Many of these arguments sound remarkably similar to what opponents of repealing DADT are saying today.  Then as now, opponents worry about whether troops showering together or using the same bathrooms could remain tough fighters.  Then as now, opponents caution the military not to enact such fundamental reforms during a time of war.  Then as now, domestic concerns and political calculations exercise a tremendous influence on the debate.  Then as now, these debates also have larger implications for U.S. foreign policy and how America is perceived across the world.

Truman integrated the military during the 1948 election because his opponent in the Republican Party, Thomas E. Dewey, ran on a platform that endorsed this very policy.  Just as important for Truman were foreign policy concerns.  As the leader of the “Free World,” Truman was embarrassed by the fact that a segregated Jim Crow army was charged with occupying and democratizing post–Nazi Germany.  The Soviets were only too happy to point to America’s Achilles’ heel in order to expose as hypocrisy America’s claim to leadership in Europe.
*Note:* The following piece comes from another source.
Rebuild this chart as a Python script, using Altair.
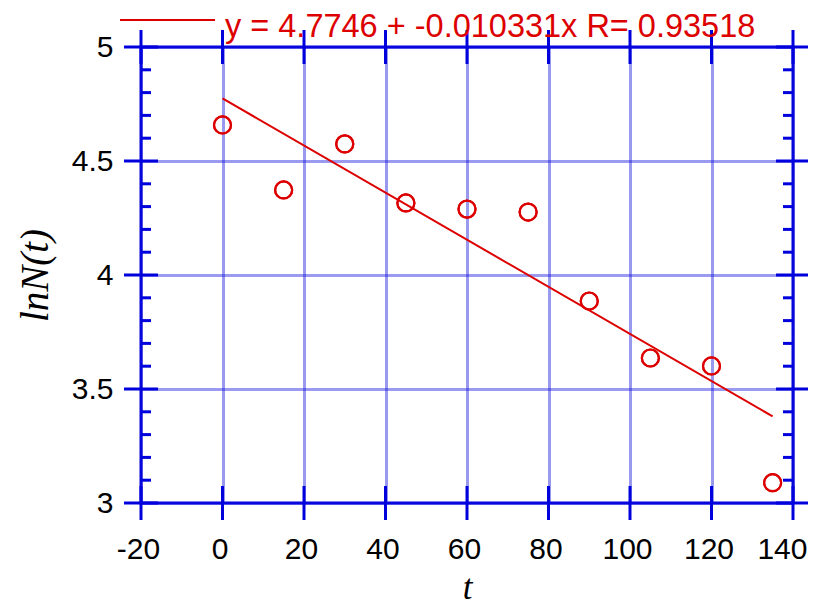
import altair as alt
import pandas as pd

# ---- data ----
t_values = [0, 15, 30, 45, 60, 75, 90, 105, 120, 135]
lnN_values = [4.658, 4.373, 4.575, 4.316, 4.289, 4.276, 3.886, 3.636, 3.601, 3.089]
fit_t = [0, 135]
fit_lnN = [4.7746, 3.3799]
x_ticks = [-20, 0, 20, 40, 60, 80, 100, 120, 140]
y_ticks = [3, 3.5, 4, 4.5, 5]
y_minor = [3.1, 3.2, 3.3, 3.4, 3.6, 3.7, 3.8, 3.9, 4.1, 4.2, 4.3, 4.4, 4.6, 4.7, 4.8, 4.9]
legend_text = ["y = 4.7746 + -0.010331x R= 0.93518"]

BLUE = "#0000DD"
GRID = "#1010DD"
RED = "#DD0000"
W, H = 652, 456

xs = alt.Scale(domain=[-20, 140], nice=False, zero=False)
ys = alt.Scale(domain=[3, 5], nice=False, zero=False)

x_axis = alt.Axis(
    values=x_ticks, title="t", ticks=False, tickSize=0, domain=False,
    labelFont="Liberation Sans", labelFontSize=30, labelColor="black",
    labelPadding=31, labelFlush=False,
    labelExpr="replace(datum.label, '\u2212', '-')",
    labelAlign={"condition": {"test": "datum.value == 140", "value": "right"}, "value": "center"},
    labelOffset={"condition": {"test": "datum.value == 140", "value": 14}, "value": -3},
    titleFont="Liberation Serif", titleFontStyle="italic", titleFontWeight="normal",
    titleFontSize=35, titleColor="black", titlePadding=6,
    grid=True, gridColor=GRID, gridDash=[1, 1], gridWidth=3, gridOpacity=0.85,
)
y_axis = alt.Axis(
    values=y_ticks, title="lnN(t)", ticks=False, tickSize=0, domain=False,
    labelFont="Liberation Sans", labelFontSize=30, labelColor="black",
    labelPadding=28, labelFlush=False, format="~g",
    titleFont="Liberation Serif", titleFontStyle="italic", titleFontWeight="normal",
    titleFontSize=39, titleColor="black", titlePadding=16,
    grid=True, gridColor=GRID, gridDash=[1, 1], gridWidth=3, gridOpacity=0.85,
)

pts_df = pd.DataFrame({"t": t_values, "lnN": lnN_values})
fit_df = pd.DataFrame({"t": fit_t, "lnN": fit_lnN})
xt_df = pd.DataFrame({"v": x_ticks})
yt_df = pd.DataFrame({"v": y_ticks})
ym_df = pd.DataFrame({"v": y_minor})
leg_df = pd.DataFrame({"label": legend_text})

points = alt.Chart(pts_df).mark_point(
    shape="circle", filled=False, size=290, strokeWidth=2.2, color=RED, opacity=1
).encode(
    x=alt.X("t:Q", scale=xs, axis=x_axis),
    y=alt.Y("lnN:Q", scale=ys, axis=y_axis),
)

fit = alt.Chart(fit_df).mark_line(color=RED, strokeWidth=2).encode(
    x=alt.X("t:Q", scale=xs, axis=x_axis),
    y=alt.Y("lnN:Q", scale=ys, axis=y_axis),
)

def vticks(y_at):
    return alt.Chart(xt_df).mark_tick(orient="vertical", size=34, thickness=3, color=BLUE, opacity=1).encode(
        x=alt.X("v:Q", scale=xs, axis=x_axis),
        y=alt.datum(y_at, scale=ys, axis=y_axis),
    )

def hticks(x_at, df, size, offset):
    mk = dict(orient="horizontal", size=size, thickness=3, color=BLUE, opacity=1)
    if offset:
        mk["xOffset"] = offset
    return alt.Chart(df).mark_tick(**mk).encode(
        y=alt.Y("v:Q", scale=ys, axis=y_axis),
        x=alt.datum(x_at, scale=xs, axis=x_axis),
    )

legend_line = alt.Chart(leg_df).mark_rule(color=RED, strokeWidth=2).encode(
    x=alt.value(-21), x2=alt.value(74), y=alt.value(-27)
)
legend_label = alt.Chart(leg_df).mark_text(
    color=RED, fontSize=32.5, font="Liberation Sans", align="left", baseline="alphabetic"
).encode(
    x=alt.value(84), y=alt.value(-10), text="label:N"
)

chart = alt.layer(
    points, fit,
    vticks(3), vticks(5),
    hticks(-20, yt_df, 34, 0), hticks(140, yt_df, 34, 0),
    hticks(-20, ym_df, 10, 5), hticks(140, ym_df, 10, -5),
    points,
    legend_line, legend_label,
).properties(
    width=W, height=H,
    autosize=alt.AutoSizeParams(type="none"),
    padding={"left": 133, "top": 39, "right": 15, "bottom": 104},
    background="white",
).configure_view(
    stroke=BLUE, strokeWidth=3
)

chart.save("out.html", embed_options={"renderer": "svg", "actions": False})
Those external pressures to force change do not exist in today’s post-Cold War era, some might argue.  The stakes in the “War on Terror” are of a different nature. But are they really?  The U.S. cannot at one and the same time claim American exceptionalism and carry its model of democracy across the globe, while denying the most fundamental individual rights to the gay men and women serving in the military.  Insisting that the very men and women who are asked to defend “the American way of life” have to live a daily lie, and have to deny the very essence of their humanity, is at odds with the fundamental principles of American democracy and its emphasis on individual liberty.  The current debates about the repeal of DADT are, therefore, an uneasy reminder of America’s long and continuing struggle to achieve equality for all Americans.
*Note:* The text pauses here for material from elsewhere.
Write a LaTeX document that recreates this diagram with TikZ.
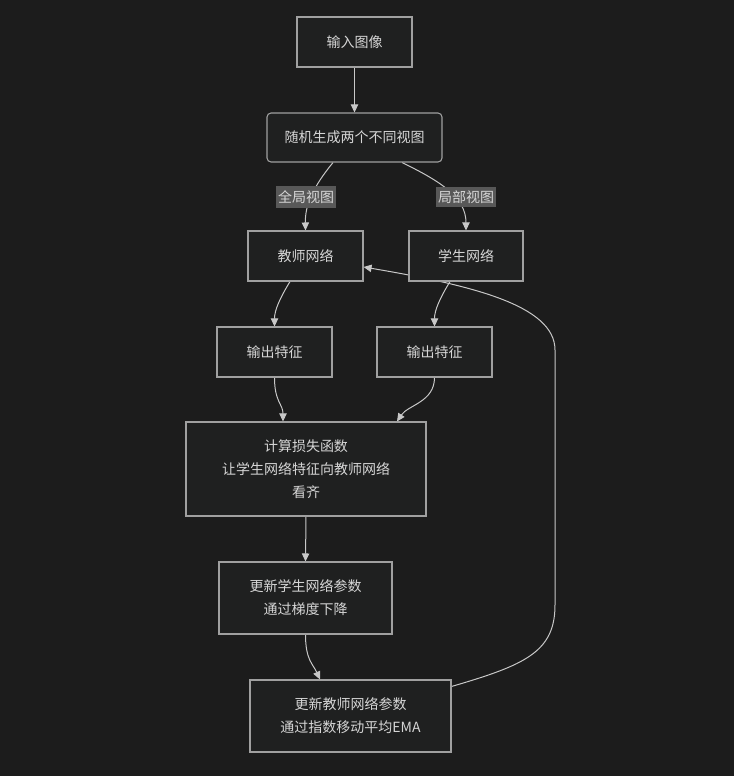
\documentclass[tikz,border=0pt]{standalone}
\usepackage{fontspec}
\newfontfamily\cjk{Noto Sans CJK SC}
\usetikzlibrary{arrows.meta,calc,backgrounds}
\definecolor{bgc}{HTML}{1C1C1C}
\definecolor{nodefill}{HTML}{1F2020}
\definecolor{nodeline}{HTML}{A0A0A0}
\definecolor{edgec}{HTML}{C8C8C8}
\definecolor{txt}{HTML}{D6D6D6}
\definecolor{lblbg}{HTML}{585858}
\pgfdeclarelayer{bottom}
\pgfsetlayers{bottom,background,main}
\tikzset{
  box/.style={draw=nodeline, line width=0.8pt, fill=nodefill, text=txt, inner sep=0pt, align=center,
    font=\cjk\fontsize{10.5pt}{17.25pt}\selectfont},
  lbl/.style={fill=lblbg, text=txt, inner xsep=1.2pt, inner ysep=3pt, font=\cjk\fontsize{10.5pt}{12pt}\selectfont},
  edge/.style={draw=edgec, line width=0.75pt, -{Triangle[length=6pt,width=5.5pt]}},
}
\begin{document}
\begin{tikzpicture}[x=0.75pt,y=-0.75pt]
\begin{pgfonlayer}{bottom}
\fill[bgc] (0,0) rectangle (734,776);
\end{pgfonlayer}
\useasboundingbox (0,0) rectangle (734,776);

\node[box, minimum width=115*0.75pt, minimum height=50*0.75pt] (input) at (354.5,42) {输入图像};
\node[box, rounded corners=3pt, minimum width=175*0.75pt, minimum height=49*0.75pt] (rand) at (354.5,137.5) {随机生成两个不同视图};
\node[box, minimum width=115*0.75pt, minimum height=50*0.75pt] (teacher) at (305.5,256) {教师网络};
\node[box, minimum width=114*0.75pt, minimum height=50*0.75pt] (student) at (466,256) {学生网络};
\node[box, minimum width=115*0.75pt, minimum height=50*0.75pt] (out1) at (274.5,352) {输出特征};
\node[box, minimum width=115*0.75pt, minimum height=50*0.75pt] (out2) at (434.5,352) {输出特征};
\node[box, minimum width=240*0.75pt, minimum height=94*0.75pt] (loss) at (306,469) {计算损失函数\\让学生网络特征向教师网络\\看齐};
\node[box, minimum width=173*0.75pt, minimum height=72*0.75pt] (upS) at (305.5,598) {更新学生网络参数\\通过梯度下降};
\node[box, minimum width=201*0.75pt, minimum height=72*0.75pt] (upT) at (350.5,716) {更新教师网络参数\\通过指数移动平均EMA};

\begin{pgfonlayer}{background}
\draw[edge] (input.south) -- (rand.north);
\draw[edge] ($(rand.south)+(-21.5,0)$) .. controls (313,187) and (305,205) .. (teacher.north);
\draw[edge] ($(rand.south)+(47.5,0)$) .. controls (442,182) and (466,198) .. (student.north);
\draw[edge] ($(teacher.south)+(-15.5,0)$) .. controls (280,298) and (274.5,310) .. (out1.north);
\draw[edge] ($(student.south)+(-16,0)$) .. controls (440,298) and (434.5,310) .. (out2.north);
\draw[edge] (out1.south) .. controls (274.5,402) and (283,404) .. ($(loss.north)+(-23,0)$);
\draw[edge] (out2.south) .. controls (434.5,402) and (408,405) .. ($(loss.north)+(91,0)$);
\draw[edge] (loss.south) -- (upS.north);
\draw[edge] (upS.south) .. controls (305.5,660) and (313,664) .. ($(upT.north)+(-30.5,0)$);
\draw[edge] ($(upT.north east)+(0,7)$) .. controls (525,665) and (555,652) .. (555,605)
  -- (555,350) .. controls (555,305) and (470,285) .. ($(teacher.east)+(0,11)$);
\end{pgfonlayer}

\node[lbl] (lg) at (306,197) {全局视图};
\node[lbl] (ll) at (466,197) {局部视图};
\end{tikzpicture}
\end{document}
Since 1993, a large proportion of the military brass has come around to a more inclusive view.  The recent Pentagon study also shows that 70 percent of service members—combat and non-combat troops—believe that repealing DADT would yield either positive or mixed results, or have no consequences at all.  Indeed, the current chairman of the Joint Chiefs of Staff, Admiral Mike Mullen, is convinced that abolishing this law will “make us more representative of the country we serve.”  In short, there are no insurmountable obstacles.

Even previous opponents of a repeal, such as General Colin Powell, have changed course.  Long before the current debates about DADT, Powell gave a speech in 1986 before a cohort of young officers at an Equal Opportunity Conference sponsored by the U.S. Army stationed in Europe.  He recalled some of his own painful experiences with segregation and the progress the United States and the military had made in race relations during his lifetime and service.  In Powell’s estimate at the time, the fulfilment of America’s democratic promise had been a guiding vision for “enlightened leaders” in the military and for any commander-in-chief.  Striking a personal note, he told the young officers:  “The kind of Equal Opportunity that I fought for, and the progress I lived through over the last twenty-eight years,” needed to be extended “to every person in our society of whatever racial origin, [or] whatever sex.”

In 1986, Powell was clearly concerned with emphasizing equal opportunity for women soldiers, who had been integrated into all-male military units only in 1978.  Sexual orientation was not yet part of Powell’s vision of equality.  Indeed in 1993, he was one of the most influential voices against allowing gays and lesbians to serve openly in the military.  But that was then.  Today, Colin Powell has come around to a different point of view because “attitudes and circumstances have changed.”  He ended his 1986 speech by stressing that “full Equal Opportunity is a reality that catches up to a dream, and hopefully in my lifetime, and hopefully while I am still in the army.  There is a lot left to do.”  We could not agree with him more.

In 1948, Truman’s Executive Order declared that “that there be maintained in the armed services of the United States the highest standards of democracy, with equality of treatment and opportunity for all those who serve in our country’s defense.”  In 2010, it is time to fulfill Truman’s promise of equality by including sexual orientation.